Por dentro do Rio
Amazônia Soul: um pouquinho do Pará em Ipanema
por Constance Escobar em 17 de junho de 2011
Naquele fim de tarde remoto, experimentei pela primeira vez a feijoada amazônica, feita, basicamente, com as mesmas carnes da feijoada que comemos por aqui, mas usando a folha da mandioca brava (a maniva) no lugar do feijão. Sabor difícil pra muitos paladares, mas que ao meu agradou – numa mistura de estranheza e encantamento, confesso. Aguçou a curiosidade que já existia em mim a respeito da cozinha da região. Ainda bebi suco de muruci, frutinha amarela que, acreditem, tem algo de queijo em seu sabor, o que desagrada muita gente, mas que tem em mim uma fã (embora o suco de bacuri continue sendo, de longe, o meu favorito). Encerrei com sorvetes da marca Cairu, mais que uma sorveteria, uma verdadeira instituição em Belém. Já os conhecia e já os considerava dos melhores sorvetes que experimentei no Brasil (especialmente, o de bacuri e o de açaí). Foi com esse delicioso reencontro que se deu o desfecho de uma noite que me deixou, no mínimo, curiosa, intrigada a respeito daquela pequena loja e da suposta autenticidade de seus produtos.
Voltei algumas vezes. E encontrei sempre (além, claro, dos muitos gringos que não faziam ideia do que comiam) paraenses às mesas, comendo seus tacacás, suas maniçobas, seus açaís. O que me pareceu, de certa forma, um atestado da procedência do que se serve ali. Eu mesma me vi retornando à loja, alguns dias atrás, recém chegada do Pará, na ânsia de reencontrar alguns dos sabores que me fascinaram por lá. Soube, lá mesmo em Belém, que o dono (ou um dos donos) da loja, de fato, vai regularmente à cidade e de lá traz consigo tudo o que se vende na Amazônia Soul.
É indiscutível que a viagem castiga a comida que vem de lá pra ser vendida aqui. Comer uma maniçoba que foi congelada, por mais que seja boa, não é o mesmo que comê-la recém preparada, com os sabores todos ainda bem vivos e aprisionados numa tigelinha fumegante. A experiência de tomar um soberbo açaí às margens do rio Guamá dificilmente poderá ser reproduzida num quarteirão de Ipanema, por mais que o açaí que se sirva ali seja grosso e devidamente acompanhado de farinha de tapioca, sem os tantos outros adereços a que nos acostumamos por aqui. Bem como me parece que o tacacá na Amazonia Soul é algo diluído, menos forte que o original, mais domado, se é que me entendem. E os sorvetes Cairu, por sua vez, sofrem, inegavelmente, com a oscilação de temperatura a que são submetidos e perdem um tanto da sua cremosidade.

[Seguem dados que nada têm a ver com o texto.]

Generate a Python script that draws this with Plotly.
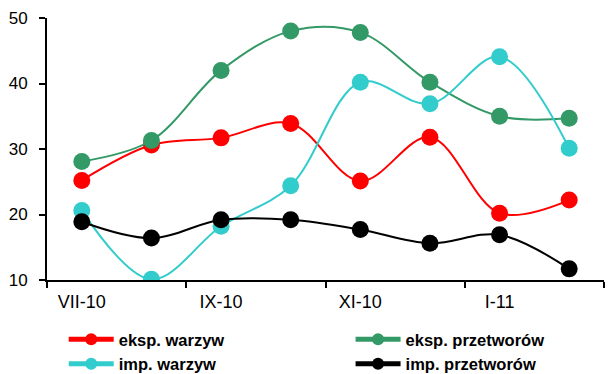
import plotly.graph_objects as go

months = ["VII-10", "VIII-10", "IX-10", "X-10", "XI-10", "XII-10", "I-11", "II-11"]
eksp_warzyw = [25.2, 30.6, 31.7, 33.9, 25.1, 31.8, 20.2, 22.2]
eksp_przetworow = [28.1, 31.3, 42.0, 48.0, 47.8, 40.2, 35.0, 34.7]
imp_warzyw = [20.6, 10.1, 18.2, 24.4, 40.2, 36.9, 44.1, 30.1]
imp_przetworow = [18.9, 16.4, 19.2, 19.2, 17.7, 15.6, 16.9, 11.7]

tick_labels = ["VII-10", "IX-10", "XI-10", "I-11"]

series = [
    ("eksp. warzyw", eksp_warzyw, "#FF0000", "legend"),
    ("eksp. przetworów", eksp_przetworow, "#339966", "legend2"),
    ("imp. warzyw", imp_warzyw, "#33CCCC", "legend"),
    ("imp. przetworów", imp_przetworow, "#000000", "legend2"),
]

x_idx = list(range(len(months)))

fig = go.Figure()
for name, vals, col, lg in series:
    fig.add_trace(go.Scatter(
        x=x_idx, y=vals, name=name, mode="lines+markers",
        line=dict(color=col, width=2, shape="spline", smoothing=1.0),
        marker=dict(color=col, size=17),
        hovertext=months, legend=lg,
    ))

legend_font = dict(size=16.5, family="Liberation Sans, Arial, sans-serif", weight="bold")
common_legend = dict(
    orientation="v", yref="container", y=0.142, xanchor="left", yanchor="top",
    itemwidth=45, itemsizing="constant", font=legend_font,
    traceorder="normal", bgcolor="rgba(0,0,0,0)", tracegroupgap=0,
)

fig.update_layout(
    width=607, height=366,
    margin=dict(l=39, r=11, t=10, b=94, autoexpand=False),
    paper_bgcolor="white", plot_bgcolor="white",
    font=dict(family="Liberation Sans, Arial, sans-serif", size=18, color="black"),
    showlegend=True,
    legend=dict(x=0.03, **common_legend),
    legend2=dict(x=0.545, **common_legend),
    xaxis=dict(
        range=[-0.5, 7.5], showgrid=False, zeroline=False,
        showline=True, linecolor="black", linewidth=2,
        tickvals=[x_idx[i] for i in (0, 2, 4, 6)], ticktext=tick_labels,
        ticks="", ticklen=0, ticklabelstandoff=4,
        minor=dict(tick0=-0.5, dtick=2, ticks="outside", ticklen=6, tickwidth=2, tickcolor="black", showgrid=False),
        tickfont=dict(size=18),
    ),
    yaxis=dict(
        range=[10, 50], dtick=10, showgrid=False, zeroline=False,
        showline=True, linecolor="black", linewidth=2,
        ticks="outside", ticklen=6, tickwidth=2, tickcolor="black",
        ticklabelstandoff=8, ticklabeloverflow="allow",
        tickfont=dict(size=17),
    ),
)

fig.write_html("out.html")
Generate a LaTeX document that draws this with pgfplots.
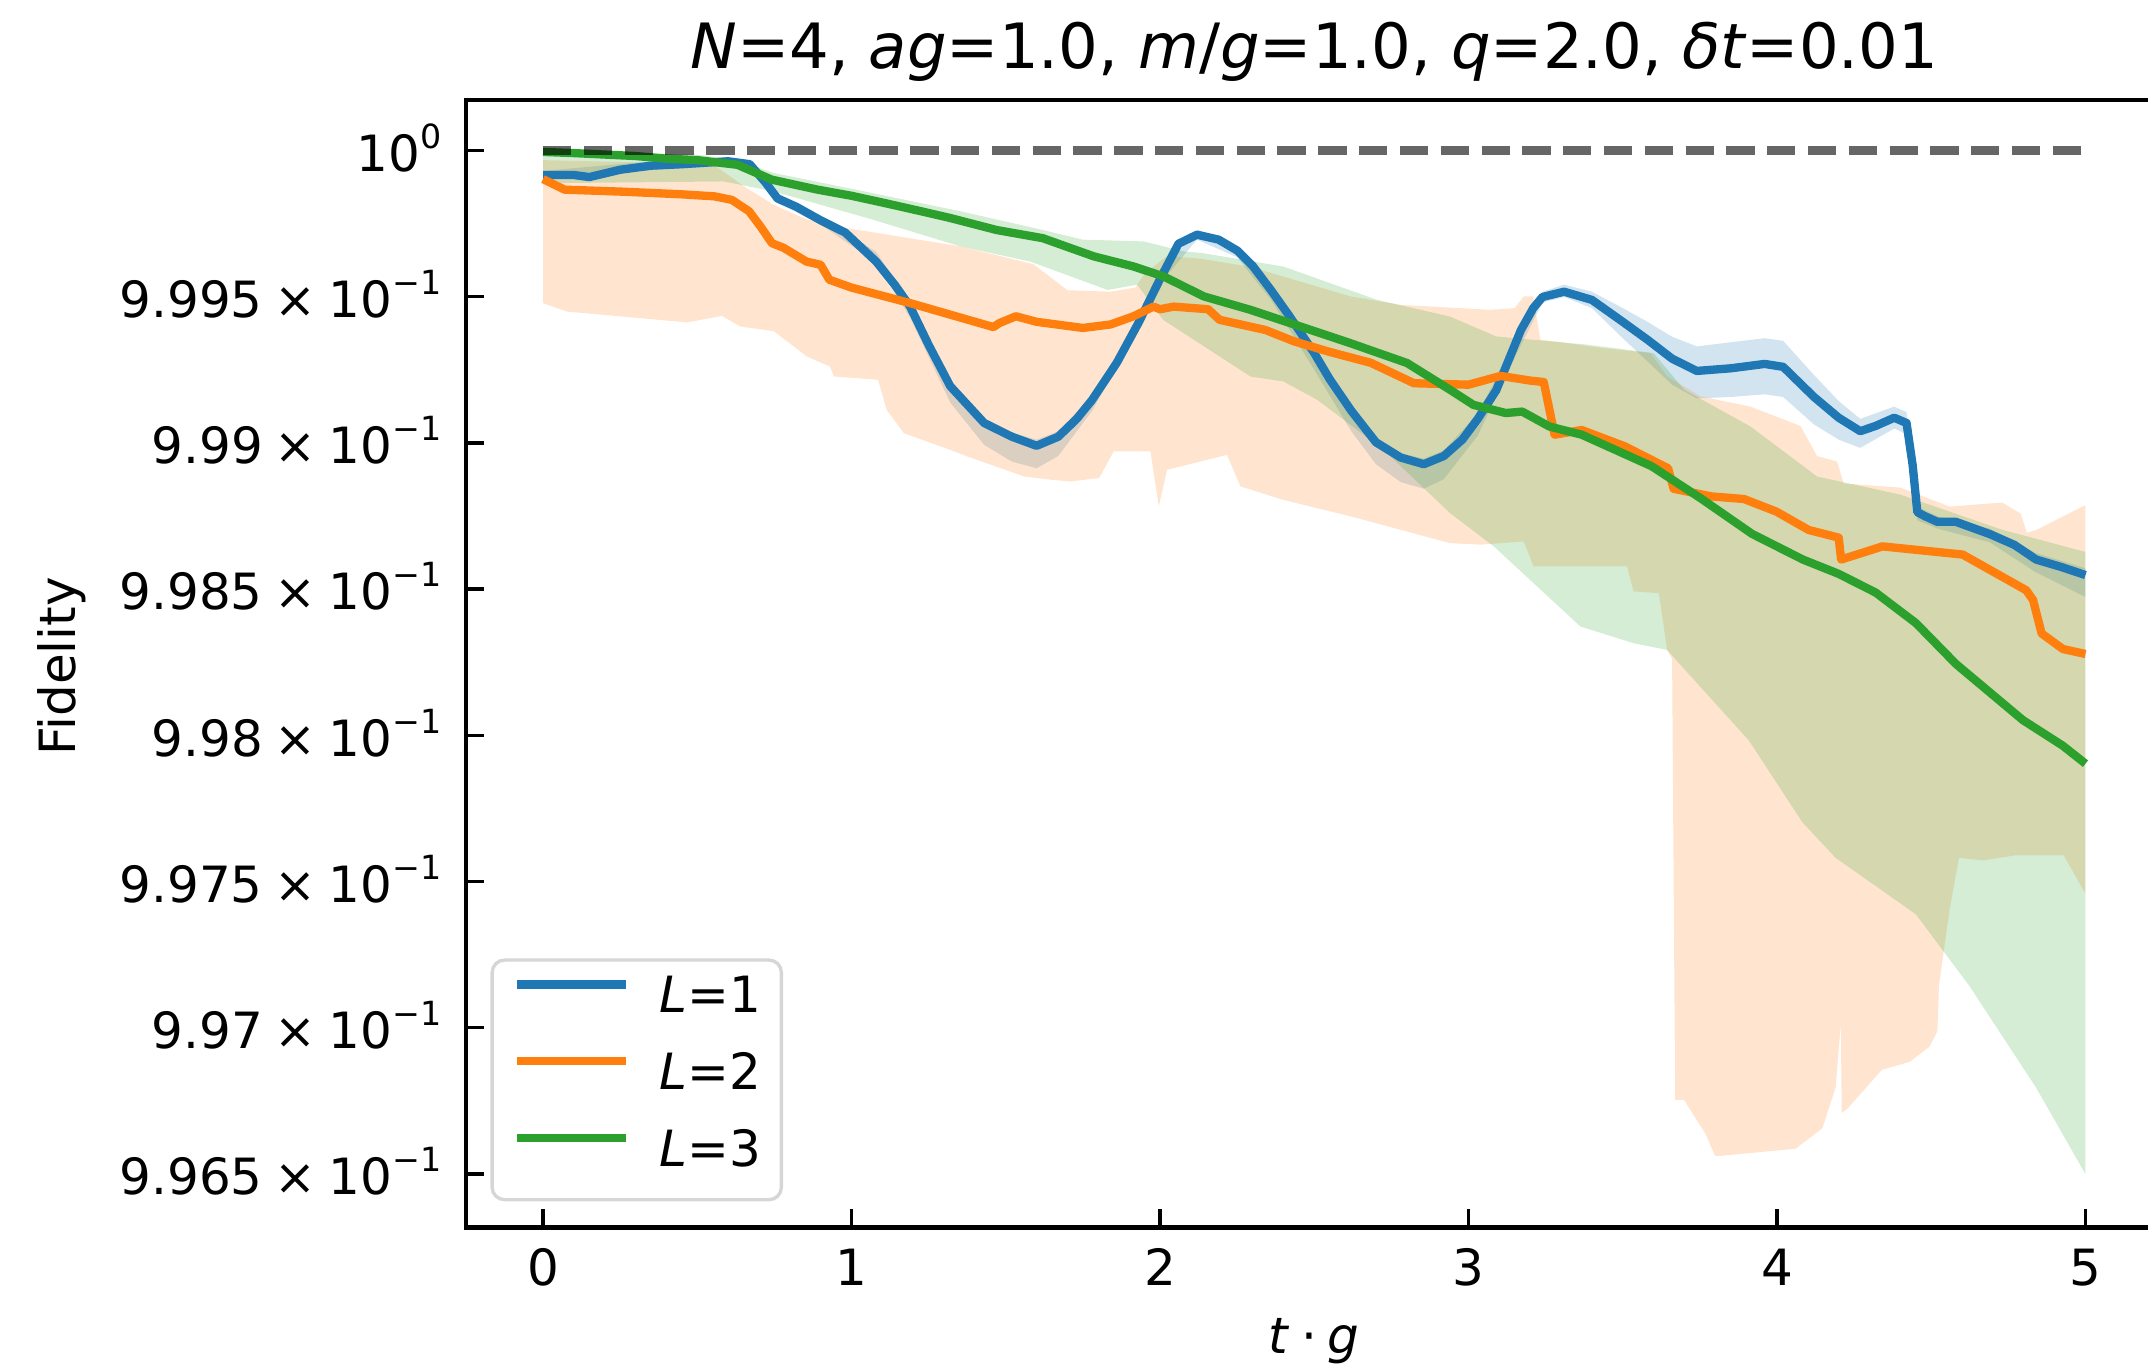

Mas um pouco que seja da essência daqueles sabores está, de alguma maneira, mantida ali. E é isso que permite que se realize o que, a meu ver, é o maior mérito da loja. Fazer uma ponte praqueles que ainda não estiveram na região. Dar a conhecer parte do que está posto naquelas mesas que nos parecem tão distantes – e eu não falo só de comida, mas, necessariamente, de cultura. Despertar interesse – ou aguçá-lo nos que já o têm. E, claro, de certa forma, acolher os filhos daquela terra, que, por algum motivo, vieram parar aqui e sentem prazer em debruçar sua saudade numa cuia de maniçoba ou de tacacá.
Numa das últimas visitas, não resisti a puxar assunto com a senhorinha septuagenária sentada ao meu lado. Desandou a falar da sua Belém natal, que, naquele momento, estava claramente representada na tigelinha de açaí que ela saboreava. Um tantinho aguado, sem toda a intensidade que dá fama ao fruto, mas melhor do que a média do que se encontra por aqui. Bom o suficiente pra fazê-la, a cada colherada, dar um pulinho no Pará e voltar. Ali mesmo, sem sair de Ipanema.
Amazônia Soul – Rua Teixeira de Melo 37 (esquina com Prudente de Morais, em frente à Praça General Osório).